What is the number of lines in the data holding the word "standalone"? Give that number by itself.

GIVEN RECORDS
* * * *

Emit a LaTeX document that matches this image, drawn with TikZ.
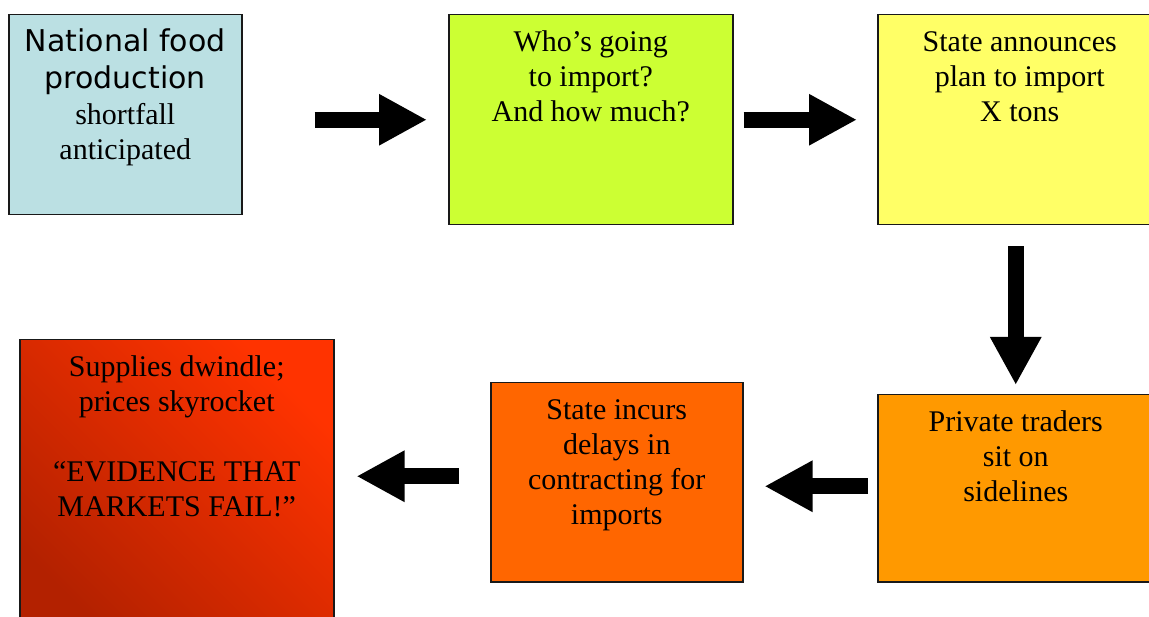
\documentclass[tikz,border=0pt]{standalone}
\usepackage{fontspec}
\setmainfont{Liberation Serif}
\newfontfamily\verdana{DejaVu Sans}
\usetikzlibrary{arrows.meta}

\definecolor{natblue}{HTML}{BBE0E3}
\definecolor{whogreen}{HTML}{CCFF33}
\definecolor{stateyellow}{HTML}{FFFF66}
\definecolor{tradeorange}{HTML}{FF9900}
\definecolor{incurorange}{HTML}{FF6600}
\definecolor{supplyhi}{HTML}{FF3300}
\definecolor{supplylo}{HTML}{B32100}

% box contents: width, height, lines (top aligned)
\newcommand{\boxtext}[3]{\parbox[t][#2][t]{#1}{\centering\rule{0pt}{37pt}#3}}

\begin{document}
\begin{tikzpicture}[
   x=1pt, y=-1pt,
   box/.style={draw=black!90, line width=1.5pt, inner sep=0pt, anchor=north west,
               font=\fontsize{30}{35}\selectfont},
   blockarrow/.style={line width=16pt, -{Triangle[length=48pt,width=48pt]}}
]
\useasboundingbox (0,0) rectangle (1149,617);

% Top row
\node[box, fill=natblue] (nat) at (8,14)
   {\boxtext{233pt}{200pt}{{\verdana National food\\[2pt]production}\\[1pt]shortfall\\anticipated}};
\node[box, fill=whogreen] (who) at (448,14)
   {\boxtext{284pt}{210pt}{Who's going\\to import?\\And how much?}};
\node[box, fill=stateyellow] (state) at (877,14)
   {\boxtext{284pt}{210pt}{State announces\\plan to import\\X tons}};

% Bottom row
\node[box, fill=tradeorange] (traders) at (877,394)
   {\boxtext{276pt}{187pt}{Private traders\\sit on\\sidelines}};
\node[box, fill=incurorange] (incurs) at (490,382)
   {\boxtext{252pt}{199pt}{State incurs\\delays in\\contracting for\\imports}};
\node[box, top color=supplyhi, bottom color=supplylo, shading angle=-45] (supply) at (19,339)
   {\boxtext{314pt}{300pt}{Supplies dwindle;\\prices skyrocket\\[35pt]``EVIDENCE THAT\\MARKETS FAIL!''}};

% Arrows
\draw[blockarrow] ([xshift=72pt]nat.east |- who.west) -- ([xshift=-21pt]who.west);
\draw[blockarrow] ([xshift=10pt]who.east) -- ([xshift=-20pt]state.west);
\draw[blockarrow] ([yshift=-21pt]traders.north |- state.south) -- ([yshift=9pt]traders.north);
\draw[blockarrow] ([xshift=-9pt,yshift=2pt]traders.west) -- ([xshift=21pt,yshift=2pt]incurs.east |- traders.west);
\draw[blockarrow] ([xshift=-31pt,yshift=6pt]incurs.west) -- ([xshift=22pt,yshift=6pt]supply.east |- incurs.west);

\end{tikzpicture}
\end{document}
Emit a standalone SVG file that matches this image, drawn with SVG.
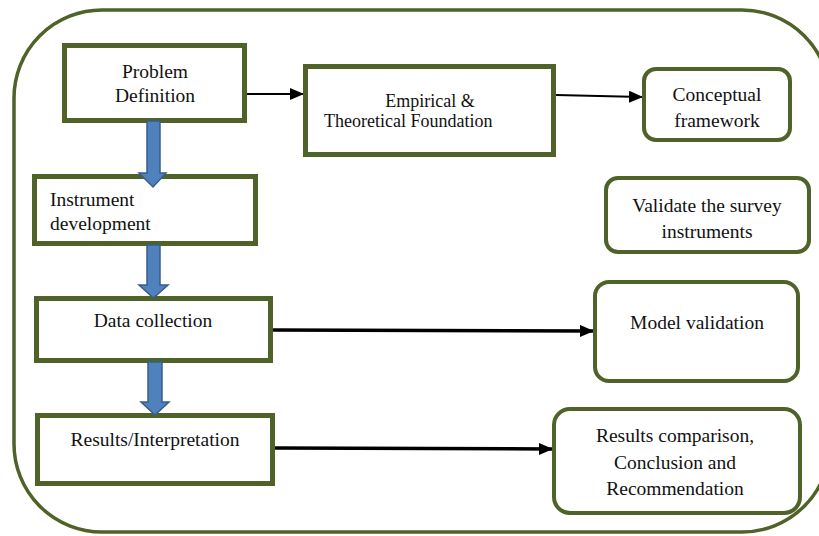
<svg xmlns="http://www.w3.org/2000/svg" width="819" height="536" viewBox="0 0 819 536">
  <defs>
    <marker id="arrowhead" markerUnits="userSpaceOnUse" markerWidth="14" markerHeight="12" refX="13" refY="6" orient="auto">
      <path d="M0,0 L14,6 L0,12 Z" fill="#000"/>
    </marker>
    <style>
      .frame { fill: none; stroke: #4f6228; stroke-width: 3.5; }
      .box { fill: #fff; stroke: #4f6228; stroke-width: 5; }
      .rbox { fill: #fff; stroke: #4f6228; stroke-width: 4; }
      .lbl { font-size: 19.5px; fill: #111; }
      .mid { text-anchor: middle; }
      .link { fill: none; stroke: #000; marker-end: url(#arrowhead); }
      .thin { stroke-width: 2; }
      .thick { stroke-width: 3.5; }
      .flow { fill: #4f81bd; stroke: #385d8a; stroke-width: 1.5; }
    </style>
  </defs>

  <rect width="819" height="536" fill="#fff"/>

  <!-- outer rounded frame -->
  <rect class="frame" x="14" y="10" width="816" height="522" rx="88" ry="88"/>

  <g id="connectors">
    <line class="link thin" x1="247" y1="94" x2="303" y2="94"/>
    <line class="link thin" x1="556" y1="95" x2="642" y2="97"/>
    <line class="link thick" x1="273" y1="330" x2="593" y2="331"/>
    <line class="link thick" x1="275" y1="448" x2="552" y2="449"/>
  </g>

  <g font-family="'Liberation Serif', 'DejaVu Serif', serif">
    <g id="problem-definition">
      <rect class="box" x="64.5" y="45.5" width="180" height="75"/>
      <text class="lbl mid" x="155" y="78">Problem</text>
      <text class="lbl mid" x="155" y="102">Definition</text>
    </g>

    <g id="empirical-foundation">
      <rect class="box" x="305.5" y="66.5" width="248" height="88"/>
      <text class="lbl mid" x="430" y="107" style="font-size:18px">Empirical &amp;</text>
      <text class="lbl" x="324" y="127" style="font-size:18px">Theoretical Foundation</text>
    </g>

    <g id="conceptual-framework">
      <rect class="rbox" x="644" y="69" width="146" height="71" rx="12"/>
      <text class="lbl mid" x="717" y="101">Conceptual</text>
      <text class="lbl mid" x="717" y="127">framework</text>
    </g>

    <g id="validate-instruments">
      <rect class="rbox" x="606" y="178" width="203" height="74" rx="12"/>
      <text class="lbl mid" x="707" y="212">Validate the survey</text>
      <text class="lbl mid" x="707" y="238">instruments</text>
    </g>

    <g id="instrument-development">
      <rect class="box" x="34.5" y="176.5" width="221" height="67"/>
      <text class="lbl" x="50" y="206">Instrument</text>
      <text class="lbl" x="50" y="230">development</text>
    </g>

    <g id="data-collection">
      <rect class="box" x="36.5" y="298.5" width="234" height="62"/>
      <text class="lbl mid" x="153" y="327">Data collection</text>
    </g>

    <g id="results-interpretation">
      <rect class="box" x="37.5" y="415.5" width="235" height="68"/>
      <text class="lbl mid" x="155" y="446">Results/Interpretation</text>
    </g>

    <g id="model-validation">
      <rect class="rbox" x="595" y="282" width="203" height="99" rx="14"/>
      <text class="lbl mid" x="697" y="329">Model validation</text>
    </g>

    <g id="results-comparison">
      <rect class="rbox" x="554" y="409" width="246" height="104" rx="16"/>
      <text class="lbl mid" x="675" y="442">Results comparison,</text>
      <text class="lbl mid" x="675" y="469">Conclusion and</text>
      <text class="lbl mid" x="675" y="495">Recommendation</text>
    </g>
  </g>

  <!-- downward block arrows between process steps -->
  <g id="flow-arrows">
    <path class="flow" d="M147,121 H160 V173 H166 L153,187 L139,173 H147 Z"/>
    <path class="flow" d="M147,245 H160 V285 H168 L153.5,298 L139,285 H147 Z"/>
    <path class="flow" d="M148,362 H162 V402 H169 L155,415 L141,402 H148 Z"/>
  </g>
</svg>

* * * *

ANSWER FOR THE TASK
2